また、為替レートを判断する場合も、円とドルの関係だけを重視し過ぎると全体像を見誤る可能性がある。特定の2通貨間の為替レートをみているだけでは捉えられない。相対的な通貨の実力を測るための総合的な指標である“実効為替レート”でみると、現状は他通貨に対して「円もドルも安い」という状態にある。したがって、ドルに対して少しばかり“円高”になったとしても、他通貨のユーロ、人民元、韓国ウォンなどに対して“円安”状態となっていれば、輸出企業の今後の業績は好調に推移するのではないか。
発表が本格化してきた4-6月期の決算は、比較的好調な内容と判断している。今後8月末くらいまでの期間で、日経平均株価は1万9800円水準を下値のメドとして、2万円台でのジリ高歩調を想定している。2万500円ラインを突破してくれば、上昇に加速がつく可能性もありそうだ。

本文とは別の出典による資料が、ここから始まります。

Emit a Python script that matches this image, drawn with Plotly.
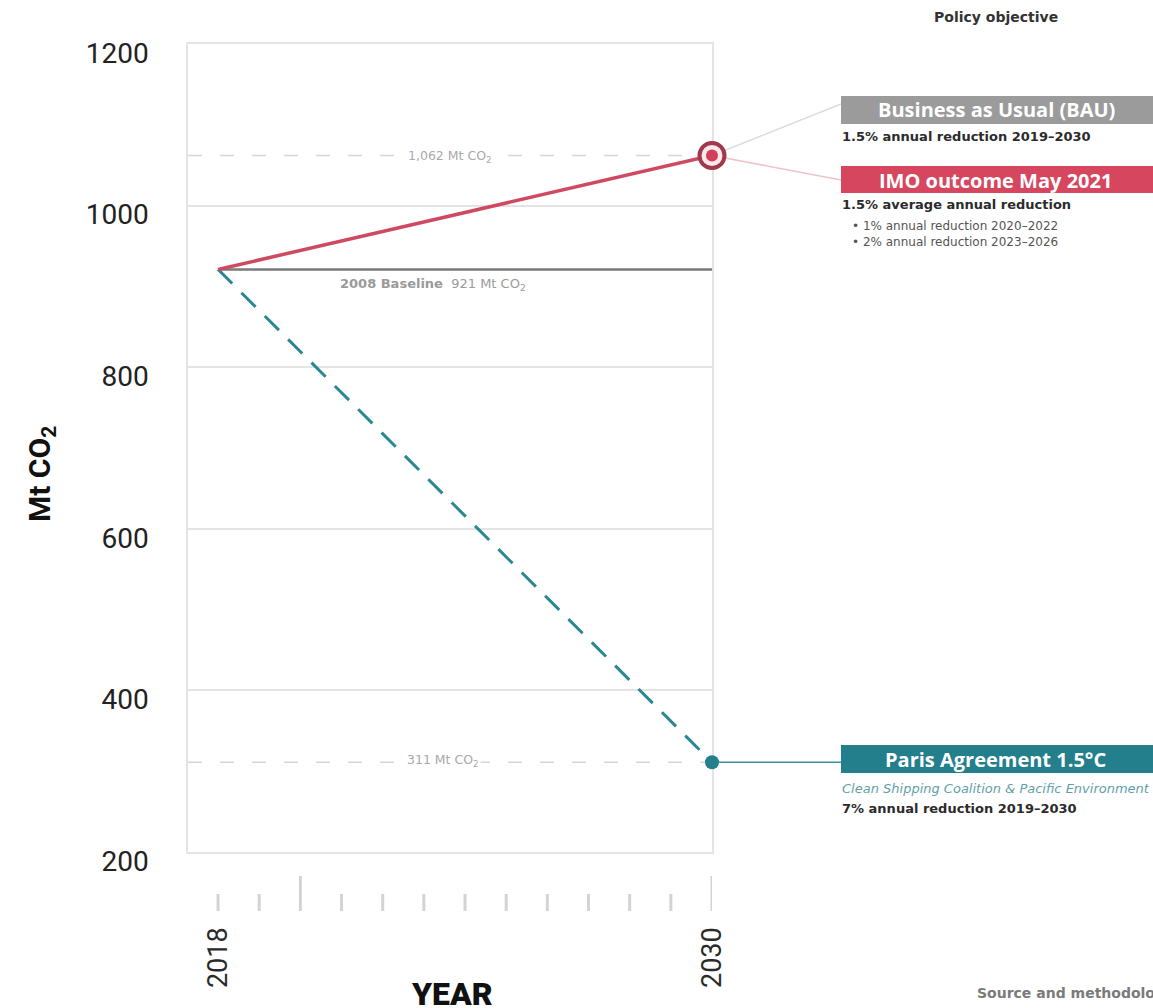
import plotly.graph_objects as go

# ---------------- data ----------------
years = [2018, 2030]
imo_outcome = [921, 1062]
paris_path = [921, 311]
baseline = [921, 921]
ref_levels = [1062, 311]
ref_labels = ["1,062 Mt CO<sub>2</sub>", "311 Mt CO<sub>2</sub>"]
y_ticks = [200, 400, 600, 800, 1000, 1200]
tick_years = list(range(2018, 2031))
major_years = [2020, 2030]
label_years = [2018, 2030]

# ---------------- layout helpers ----------------
W, H = 1153, 1008
L, R, T, B = 188, 712, 44, 852
X_RANGE = [2017.27, 2030]
Y_RANGE = [200, 1200]


def px(xp):
    return (xp - L) / (R - L)


def py(yp):
    return (B - yp) / (B - T)


def yv(yp):
    return Y_RANGE[1] - (yp - T) / (B - T) * (Y_RANGE[1] - Y_RANGE[0])


RED = "#cf4a60"
RED_DARK = "#9f3a4c"
TEAL = "#237f8c"
GRAY_BOX = "#9b9b9b"
FONT = "DejaVu Sans"
BOXFONT = "Open Sans"

fig = go.Figure()

# dashed reference lines
for lvl in ref_levels:
    fig.add_trace(go.Scatter(
        x=X_RANGE, y=[lvl, lvl], mode="lines",
        line=dict(color="#d6d6d6", width=1.5, dash="14px,18px"),
        hoverinfo="skip", showlegend=False))

# baseline
fig.add_trace(go.Scatter(
    x=years, y=baseline, mode="lines",
    line=dict(color="#7a7a7a", width=2.5),
    hoverinfo="skip", showlegend=False))

# Paris path
fig.add_trace(go.Scatter(
    x=years, y=paris_path, mode="lines",
    line=dict(color="#2a8793", width=3, dash="20px,13px"),
    hoverinfo="skip", showlegend=False))

# IMO / BAU path
fig.add_trace(go.Scatter(
    x=years, y=imo_outcome, mode="lines",
    line=dict(color=RED, width=3.5),
    hoverinfo="skip", showlegend=False))

# end markers
fig.add_trace(go.Scatter(
    x=[years[-1]], y=[imo_outcome[-1]], mode="markers",
    marker=dict(size=25, color="rgb(252,232,236)", opacity=1,
                line=dict(color=RED_DARK, width=4)),
    cliponaxis=False, hoverinfo="skip", showlegend=False))
fig.add_trace(go.Scatter(
    x=[years[-1]], y=[imo_outcome[-1]], mode="markers",
    marker=dict(size=12, color="#d23f5a", opacity=1, line=dict(width=0)),
    cliponaxis=False, hoverinfo="skip", showlegend=False))
fig.add_trace(go.Scatter(
    x=[years[-1]], y=[paris_path[-1]], mode="markers",
    marker=dict(size=14, color=TEAL, opacity=1, line=dict(width=0)),
    cliponaxis=False, hoverinfo="skip", showlegend=False))

shapes = []
# year ticks under the plot
for yr in tick_years:
    top = 876 if yr in major_years else 894
    shapes.append(dict(type="line", xref="x", yref="paper",
                       x0=yr, x1=yr, y0=py(top), y1=py(911),
                       line=dict(color="#d3d3d3", width=3)))

# connectors
shapes.append(dict(type="line", xref="paper", yref="y",
                   x0=1.0, y0=imo_outcome[-1], x1=px(841), y1=yv(104),
                   line=dict(color="#dcdcdc", width=1.5), layer="below"))
shapes.append(dict(type="line", xref="paper", yref="y",
                   x0=1.0, y0=imo_outcome[-1], x1=px(841), y1=yv(180),
                   line=dict(color="#f0c2ca", width=1.5), layer="below"))
shapes.append(dict(type="line", xref="paper", yref="y",
                   x0=1.0, y0=paris_path[-1], x1=px(841), y1=paris_path[-1],
                   line=dict(color="#3d909b", width=1.5), layer="below"))

# policy boxes
boxes = [(96, 124, GRAY_BOX), (166, 193, "#d6475f"), (745, 773, TEAL)]
for top, bot, col in boxes:
    shapes.append(dict(type="rect", xref="paper", yref="paper",
                       x0=px(841), x1=px(1170), y0=py(bot), y1=py(top),
                       fillcolor=col, line=dict(width=0), layer="above"))

annotations = []


def ann(text, xp, yp, size, color, weight="normal", xanchor="left", style="normal",
        family=FONT, bg=None, angle=0):
    a = dict(text=text, x=px(xp), y=py(yp), xref="paper", yref="paper",
             xanchor=xanchor, yanchor="middle", showarrow=False, textangle=angle,
             font=dict(family=family, size=size, color=color, weight=weight, style=style))
    if bg:
        a["bgcolor"] = bg
    annotations.append(a)


# reference labels
ann(ref_labels[0], 450, 156, 12.5, "#a9a9a9", xanchor="center", bg="white")
ann(ref_labels[1], 443, 760, 12.5, "#a9a9a9", xanchor="center", bg="white")
ann("<b>2008 Baseline</b>  " + f"{baseline[0]} Mt CO<sub>2</sub>", 338, 284, 13, "#9a9a9a")

# right-side texts
ann("<b>Policy objective</b>", 996, 17, 14, "#333333", xanchor="center")
ann("<b>Business as Usual (BAU)</b>", 996, 110, 20, "white", xanchor="center", family=BOXFONT)
ann("<b>1.5% annual reduction 2019–2030</b>", 840, 136, 13, "#2b2b2b")
ann("<b>IMO outcome May 2021</b>", 995, 180, 20, "white", xanchor="center", family=BOXFONT)
ann("<b>1.5% average annual reduction</b>", 840, 205, 13, "#2b2b2b")
ann("• 1% annual reduction 2020–2022", 850, 226, 12, "#555555")
ann("• 2% annual reduction 2023–2026", 850, 242, 12, "#555555")
ann("<b>Paris Agreement 1.5°C</b>", 995, 759, 20, "white", xanchor="center", family=BOXFONT)
ann("Clean Shipping Coalition & Pacific Environment", 840, 788, 13, "#5f9fa9", style="italic")
ann("<b>7% annual reduction 2019–2030</b>", 840, 808, 13, "#2b2b2b")
ann("<b>Source and methodology</b>", 975, 993, 14, "#7a7a7a")

# axis titles
ann("<b>Mt CO<sub>2</sub></b>", 41, 474, 30, "#111111", xanchor="center", family="Roboto", angle=-90)
ann("YEAR", 452, 994, 32, "#111111", xanchor="center", family="Roboto", weight=900)

# rotated year labels
for yr in label_years:
    annotations.append(dict(text=str(yr), x=yr, y=py(958), xref="x", yref="paper",
                            xanchor="center", yanchor="middle", showarrow=False, textangle=-90,
                            font=dict(family="Roboto", size=27, color="#2a2a2a")))

fig.update_layout(
    width=W, height=H,
    margin=dict(l=L, r=W - R, t=T, b=H - B),
    paper_bgcolor="white", plot_bgcolor="white",
    shapes=shapes, annotations=annotations,
    xaxis=dict(range=X_RANGE, showgrid=False, zeroline=False, showticklabels=False,
               ticks="", showline=True, linecolor="#e4e4e4", linewidth=1.5, mirror=True,
               layer="below traces"),
    yaxis=dict(range=Y_RANGE, tickvals=y_ticks, showgrid=True, gridcolor="#e4e4e4",
               gridwidth=1.5, zeroline=False, ticks="", showline=True, linecolor="#e4e4e4",
               linewidth=1.5, mirror=True, ticklabelstandoff=32, ticklabelshift=9,
               layer="below traces",
               tickfont=dict(family="Roboto", size=28, color="#222222")),
)

fig.write_html("out.html")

物色対象としては、ソニー <6758> を中心に、富士通 <6702> 、ソフトバンクグループ <9984> といった、IT関連の主力銘柄がリード役を担うことになりそうだ。もうひとつは、今後需要が一段と加速する省人・省力化機器関連の銘柄に注目している。具体的には、食品向けの業務用冷凍冷蔵庫・冷凍冷蔵ショーケースの大手で、食品工場省人・省力化向け大型加工機も手掛ける福島工業 <6420> 、包あん成形機や製パン機などの食品加工機械のレオン自動機 <6272> 、業務用厨房機器大手で、外食店向けに強みを発揮しているマルゼン <5982> [東証2]などがある。
(聞き手・冨田康夫)
<プロフィール>(たかはし・はるき)
1977年岡山大学法文学部卒業・第一証券入社。1999年第一証券エクイティ部長兼投資運用部長、2005年三菱UFJ証券エクイティ部長、2011年三木証券投資情報部長。